YouTube Shorts is quietly testing a new approach to how dislikes work, and the change goes beyond a simple visual tweak. Some users are now seeing the dislike option moved away from its usual position, while others are being shown entirely new wording designed to better reflect how YouTube wants people to train its recommendation system.
Over the past few days, several users have noticed that the familiar thumbs-down button is no longer visible during normal Shorts playback. This is not a bug. Google has confirmed that it is experimenting with both the placement and the phrasing of the dislike option on YouTube Shorts as part of a limited test.
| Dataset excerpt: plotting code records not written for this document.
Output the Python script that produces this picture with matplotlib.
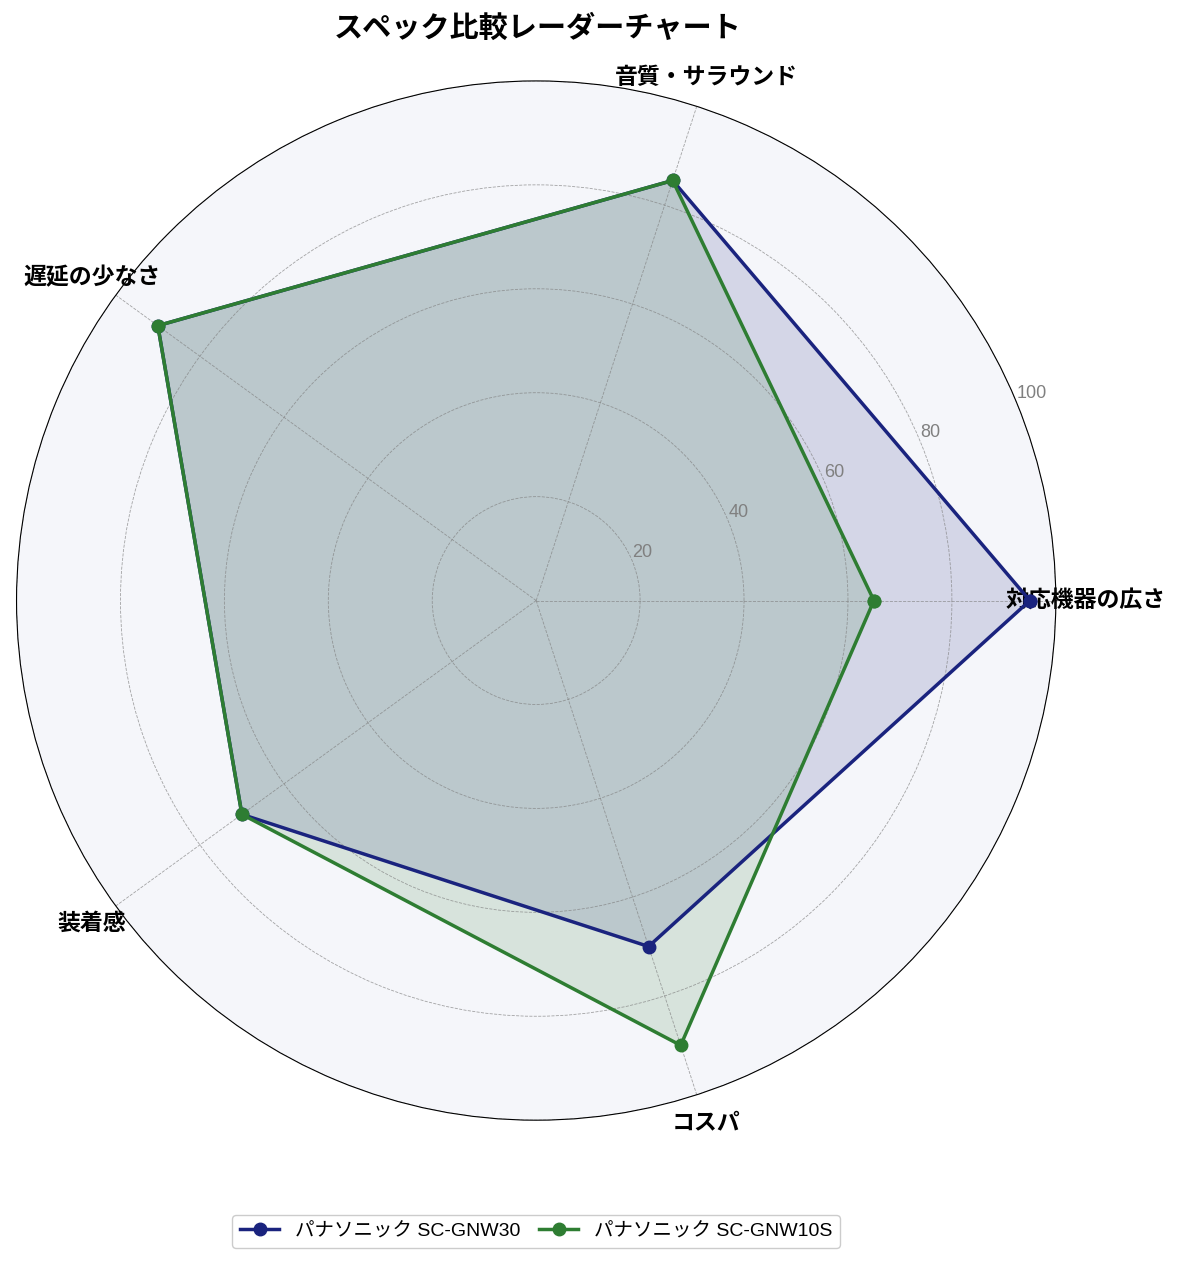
import numpy as np
import matplotlib
matplotlib.use('Agg')
import matplotlib.pyplot as plt

plt.rcParams['font.family'] = ['Liberation Sans', 'Noto Sans CJK JP']

categories = ['対応機器の広さ', '音質・サラウンド', '遅延の少なさ', '装着感', 'コスパ']
gnw30 = [95, 85, 90, 70, 70]
gnw10s = [65, 85, 90, 70, 90]
series_names = ['パナソニック SC-GNW30', 'パナソニック SC-GNW10S']
colors = ['#1a237e', '#2e7d32']

n = len(categories)
angles = np.linspace(0, 2 * np.pi, n, endpoint=False).tolist()
angles_closed = angles + angles[:1]

fig = plt.figure(figsize=(11.81, 12.63), dpi=100)
ax = fig.add_axes([0.014, 0.112, 0.88, 0.825], polar=True)
ax.set_facecolor('#f5f6fa')

for vals, name, c in zip([gnw30, gnw10s], series_names, colors):
    v = vals + vals[:1]
    ax.plot(angles_closed, v, color=c, linewidth=2.5, marker='o', markersize=9, label=name)
    ax.fill(angles_closed, v, color=c, alpha=0.15)

ax.set_ylim(0, 100)
ax.set_yticks([20, 40, 60, 80, 100])
ax.set_yticklabels(['20', '40', '60', '80', '100'], color='gray', fontsize=13)
ax.set_rlabel_position(22.5)
ax.set_xticks(angles)
ax.set_xticklabels(categories, fontsize=16.5, fontweight='bold')
ax.tick_params(axis='x', pad=11)
ax.grid(color='gray', linestyle='--', linewidth=0.6, alpha=0.7)

fig.text(0.455, 1 - 29 / 1263, 'スペック比較レーダーチャート', fontsize=21,
         fontweight='bold', ha='center', va='center')

fig.legend(loc='lower center', bbox_to_anchor=(0.454, 15 / 1263), ncol=2, fontsize=14,
           columnspacing=1.0, borderaxespad=0, framealpha=1, edgecolor='#cccccc')

fig.savefig('out.png', dpi=100)
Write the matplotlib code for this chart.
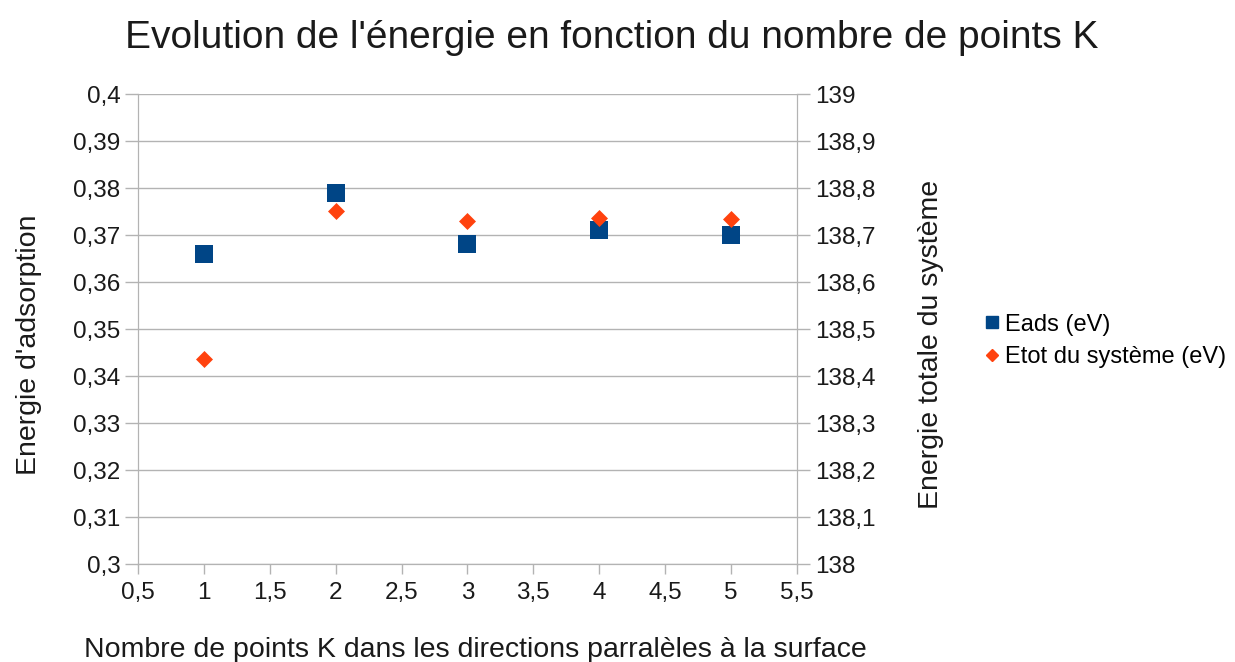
import matplotlib.pyplot as plt
from matplotlib.lines import Line2D
from matplotlib.ticker import FuncFormatter, MultipleLocator

plt.rcParams['font.family'] = ['Liberation Sans', 'DejaVu Sans']

# data
k_points = [1, 2, 3, 4, 5]
eads = [0.366, 0.379, 0.368, 0.371, 0.370]
etot = [138.436, 138.751, 138.730, 138.736, 138.734]

blue = "#004586"
orange = "#ff420e"
grey = "#b3b3b3"


def comma(v, pos):
    s = f"{v:.2f}".rstrip("0").rstrip(".")
    return s.replace(".", ",")


def comma1(v, pos):
    s = f"{v:.1f}".rstrip("0").rstrip(".")
    return s.replace(".", ",")


fig = plt.figure(figsize=(12.35, 6.62), dpi=100)
ax = fig.add_axes([0.112, 0.148, 0.533, 0.71])
ax2 = ax.twinx()

ax.scatter(k_points, eads, marker="s", s=160, color=blue, zorder=3, linewidths=0)
ax2.scatter(k_points, etot, marker="D", s=75, color=orange, zorder=3, linewidths=0)

ax.set_xlim(0.5, 5.5)
ax.set_ylim(0.3, 0.4)
ax2.set_ylim(138, 139)
ax.xaxis.set_major_locator(MultipleLocator(0.5))
ax.yaxis.set_major_locator(MultipleLocator(0.01))
ax2.yaxis.set_major_locator(MultipleLocator(0.1))
ax.xaxis.set_major_formatter(FuncFormatter(comma1))
ax.yaxis.set_major_formatter(FuncFormatter(comma))
ax2.yaxis.set_major_formatter(FuncFormatter(comma1))

ax.grid(axis="y", color=grey, linewidth=1)
ax.set_axisbelow(True)
for a in (ax, ax2):
    a.spines["top"].set_visible(False)
    for sp in ("left", "right", "bottom"):
        a.spines[sp].set_color(grey)
    a.tick_params(colors=grey, labelcolor="#1a1a1a", labelsize=17.5, length=9.5, width=1, pad=3.5)
ax.tick_params(axis="x", length=7, pad=6)

fig.text(0.385, 0.0076, "Nombre de points K dans les directions parralèles à la surface",
         fontsize=20.5, ha="center", va="baseline", color="#1a1a1a")
fig.text(0.0235, 0.479, "Energie d'adsorption", fontsize=20.5, rotation=90,
         ha="center", va="center", color="#1a1a1a")
fig.text(0.754, 0.480, "Energie totale du système", fontsize=20.5, rotation=90,
         ha="center", va="center", color="#1a1a1a")
fig.text(0.495, 0.942, "Evolution de l'énergie en fonction du nombre de points K",
         fontsize=28, ha="center", va="center", color="#1a1a1a")

handles = [
    Line2D([], [], linestyle="none", marker="s", markersize=9.1, color=blue),
    Line2D([], [], linestyle="none", marker="D", markersize=6.1, color=orange),
]
fig.legend(handles, ["Eads (eV)", "Etot du système (eV)"], loc="center left",
           bbox_to_anchor=(0.786, 0.485), frameon=False, fontsize=17,
           handlelength=0.8, handletextpad=0.15, labelspacing=0.45, borderpad=0)

fig.savefig("out.png", dpi=100, facecolor="white")
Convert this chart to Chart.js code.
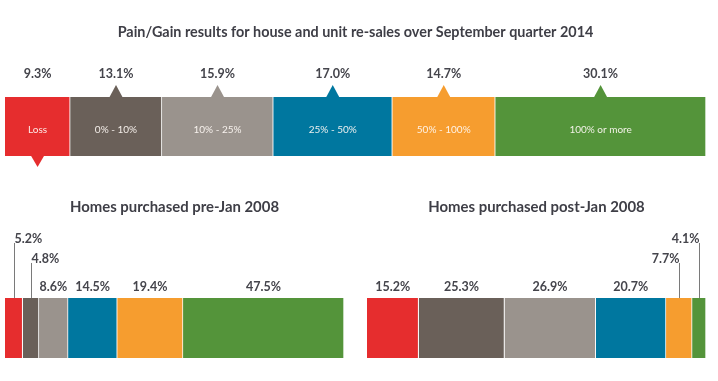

In the current experiment, the thumbs-down button is being moved into the overflow menu. This menu is accessed by tapping the three-dot icon in the top-right corner of a Short. While the dislike option is now hidden behind this extra step for some users, the thumbs-up button remains prominently visible on the main playback screen. The result is a clear imbalance in visibility, where liking content is frictionless but disliking it requires deliberate effort.
Alongside the placement change, YouTube is also testing new language around the dislike action itself. Some users continue to see a traditional “Dislike” label, often paired with a separate “Not interested” option. Others, however, are seeing the two concepts merged. In these cases, the thumbs-down icon appears alongside “Not interested” phrasing, signalling that the action is less about expressing negativity and more about personal preference.
What Google has to say
According to Google, this wording reflects how users already interact with the platform. Internally, the company says people often treat “Dislike” and “Not interested” as interchangeable signals. Both actions are primarily used to shape recommendations rather than to penalise creators. By testing different layouts and labels, YouTube is trying to understand which version better helps users fine-tune what appears in their feed.
That logic may make sense on paper, but the change is unlikely to land smoothly with everyone. Dislikes have long been a sensitive topic on YouTube, especially since public dislike counts were removed from standard videos. Any attempt to further downplay or obscure the option risks frustrating users who rely on it as a quick feedback tool. For Shorts in particular, where content is consumed rapidly and decisions are made in seconds, hiding dislike functionality could feel like unnecessary friction.
Google appears aware of the potential backlash. Users who are part of this experiment will be shown an optional survey after selecting either “Dislike” or “Not interested” from the overflow menu. The company is also encouraging feedback directly through the YouTube app, suggesting that this test is still very much exploratory rather than a locked-in redesign.